== What you will do ==
The listing below should be printed exactly, every line of it. Skip the pictures.

--- begin ---

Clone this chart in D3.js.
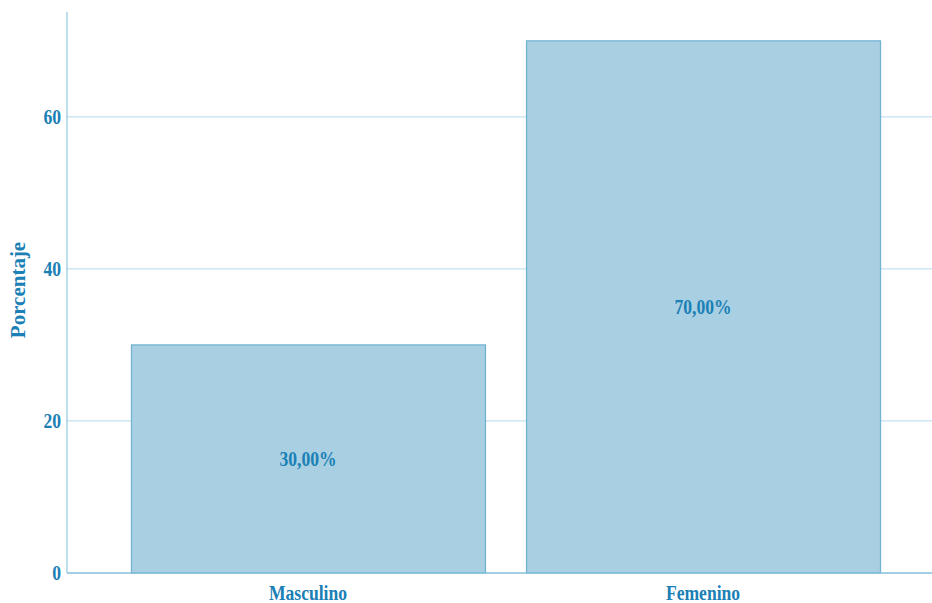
<!DOCTYPE html>
<html><head><meta charset="utf-8">
<script src="https://cdn.jsdelivr.net/npm/d3@7"></script>
<style>html,body{margin:0;padding:0;background:#fff;}svg{display:block;}
.t{font-family:"Liberation Serif","DejaVu Serif",serif;font-weight:bold;font-size:20px;}</style>
</head><body>
<svg id="c" width="932" height="603"></svg>
<script>
const categories = ["Masculino", "Femenino"];
const values = [30, 70];
const labels = ["30,00%", "70,00%"];
const yTicks = [0, 20, 40, 60];
const yTitle = "Porcentaje";

(function () {
const W = 932, H = 603;
const mLeft = 67, mBottom = 573, mTop = 12;
const textColor = "#1a80b5";
const sx = 0.88;

const svg = d3.select("#c");
const y = d3.scaleLinear().domain([0, 73.8]).range([mBottom, mTop]);
const x = d3.scaleBand().domain(categories).range([mLeft, 944]).paddingInner(0.104).paddingOuter(0.162);

svg.append("g").selectAll("line").data(yTicks.filter(d => d > 0)).join("line")
  .attr("x1", mLeft).attr("x2", W).attr("y1", d => y(d)).attr("y2", d => y(d))
  .attr("stroke", "#c4e1ed").attr("stroke-width", 1.3);

svg.append("g").selectAll("rect").data(values).join("rect")
  .attr("x", (d, i) => x(categories[i]) + 0.5)
  .attr("y", d => y(d))
  .attr("width", x.bandwidth())
  .attr("height", d => mBottom - y(d))
  .attr("fill", "#a8d0e2").attr("stroke", "#73b3d2").attr("stroke-width", 1.3);

svg.append("line").attr("x1", mLeft).attr("x2", mLeft).attr("y1", mTop).attr("y2", mBottom)
  .attr("stroke", "#9ccbe0").attr("stroke-width", 1.3);
svg.append("line").attr("x1", mLeft).attr("x2", W).attr("y1", mBottom).attr("y2", mBottom)
  .attr("stroke", "#84bfdb").attr("stroke-width", 1.5);

svg.append("g").selectAll("text").data(yTicks).join("text").attr("class", "t")
  .attr("transform", d => `translate(61,${y(d) + 7}) scale(${sx},1)`)
  .attr("text-anchor", "end").attr("fill", textColor).text(d => d);

svg.append("g").selectAll("text").data(categories).join("text").attr("class", "t")
  .attr("transform", d => `translate(${x(d) + x.bandwidth() / 2},600) scale(${sx},1)`)
  .attr("text-anchor", "middle").attr("fill", textColor).text(d => d);

svg.append("g").selectAll("text").data(values).join("text").attr("class", "t")
  .attr("transform", (d, i) => `translate(${x(categories[i]) + x.bandwidth() / 2},${y(d / 2) + 7}) scale(${sx},1)`)
  .attr("text-anchor", "middle").attr("fill", textColor).text((d, i) => labels[i]);

svg.append("text").attr("class", "t")
  .attr("transform", `translate(25,290) rotate(-90) scale(1.05,1)`)
  .attr("text-anchor", "middle").attr("fill", textColor).text(yTitle);
})();
</script>
</body></html>
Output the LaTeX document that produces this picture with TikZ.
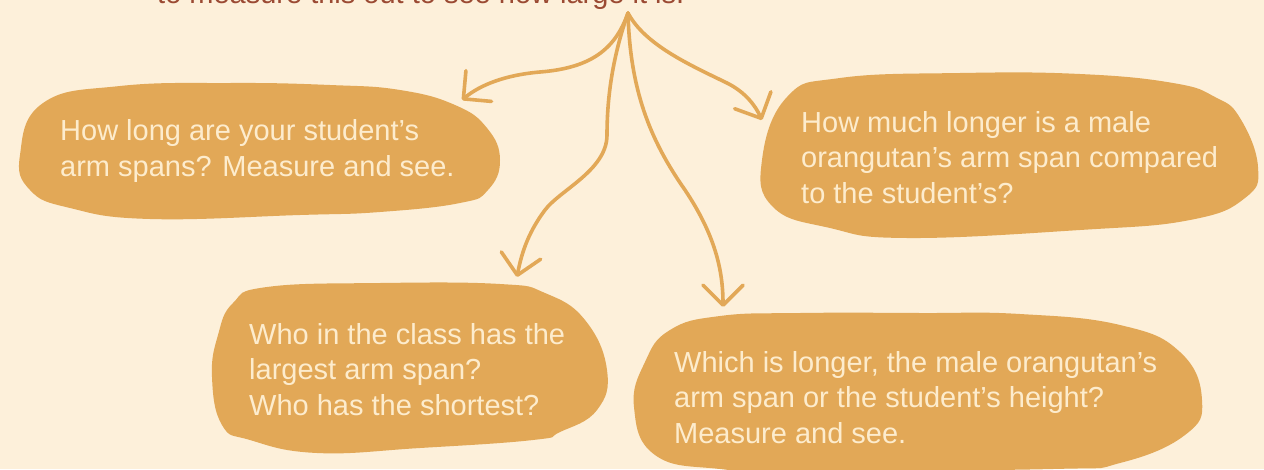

--- end ---

== Answer for the task ==
Clone this chart in D3.js.
<!DOCTYPE html>
<html><head><meta charset="utf-8">
<script src="https://cdn.jsdelivr.net/npm/d3@7"></script>
<style>html,body{margin:0;padding:0;background:#fff;}svg{display:block;}
.t{font-family:"Liberation Serif","DejaVu Serif",serif;font-weight:bold;font-size:20px;}</style>
</head><body>
<svg id="c" width="932" height="603"></svg>
<script>
const categories = ["Masculino", "Femenino"];
const values = [30, 70];
const labels = ["30,00%", "70,00%"];
const yTicks = [0, 20, 40, 60];
const yTitle = "Porcentaje";

(function () {
const W = 932, H = 603;
const mLeft = 67, mBottom = 573, mTop = 12;
const textColor = "#1a80b5";
const sx = 0.88;

const svg = d3.select("#c");
const y = d3.scaleLinear().domain([0, 73.8]).range([mBottom, mTop]);
const x = d3.scaleBand().domain(categories).range([mLeft, 944]).paddingInner(0.104).paddingOuter(0.162);

svg.append("g").selectAll("line").data(yTicks.filter(d => d > 0)).join("line")
  .attr("x1", mLeft).attr("x2", W).attr("y1", d => y(d)).attr("y2", d => y(d))
  .attr("stroke", "#c4e1ed").attr("stroke-width", 1.3);

svg.append("g").selectAll("rect").data(values).join("rect")
  .attr("x", (d, i) => x(categories[i]) + 0.5)
  .attr("y", d => y(d))
  .attr("width", x.bandwidth())
  .attr("height", d => mBottom - y(d))
  .attr("fill", "#a8d0e2").attr("stroke", "#73b3d2").attr("stroke-width", 1.3);

svg.append("line").attr("x1", mLeft).attr("x2", mLeft).attr("y1", mTop).attr("y2", mBottom)
  .attr("stroke", "#9ccbe0").attr("stroke-width", 1.3);
svg.append("line").attr("x1", mLeft).attr("x2", W).attr("y1", mBottom).attr("y2", mBottom)
  .attr("stroke", "#84bfdb").attr("stroke-width", 1.5);

svg.append("g").selectAll("text").data(yTicks).join("text").attr("class", "t")
  .attr("transform", d => `translate(61,${y(d) + 7}) scale(${sx},1)`)
  .attr("text-anchor", "end").attr("fill", textColor).text(d => d);

svg.append("g").selectAll("text").data(categories).join("text").attr("class", "t")
  .attr("transform", d => `translate(${x(d) + x.bandwidth() / 2},600) scale(${sx},1)`)
  .attr("text-anchor", "middle").attr("fill", textColor).text(d => d);

svg.append("g").selectAll("text").data(values).join("text").attr("class", "t")
  .attr("transform", (d, i) => `translate(${x(categories[i]) + x.bandwidth() / 2},${y(d / 2) + 7}) scale(${sx},1)`)
  .attr("text-anchor", "middle").attr("fill", textColor).text((d, i) => labels[i]);

svg.append("text").attr("class", "t")
  .attr("transform", `translate(25,290) rotate(-90) scale(1.05,1)`)
  .attr("text-anchor", "middle").attr("fill", textColor).text(yTitle);
})();
</script>
</body></html>
Output the LaTeX document that produces this picture with TikZ.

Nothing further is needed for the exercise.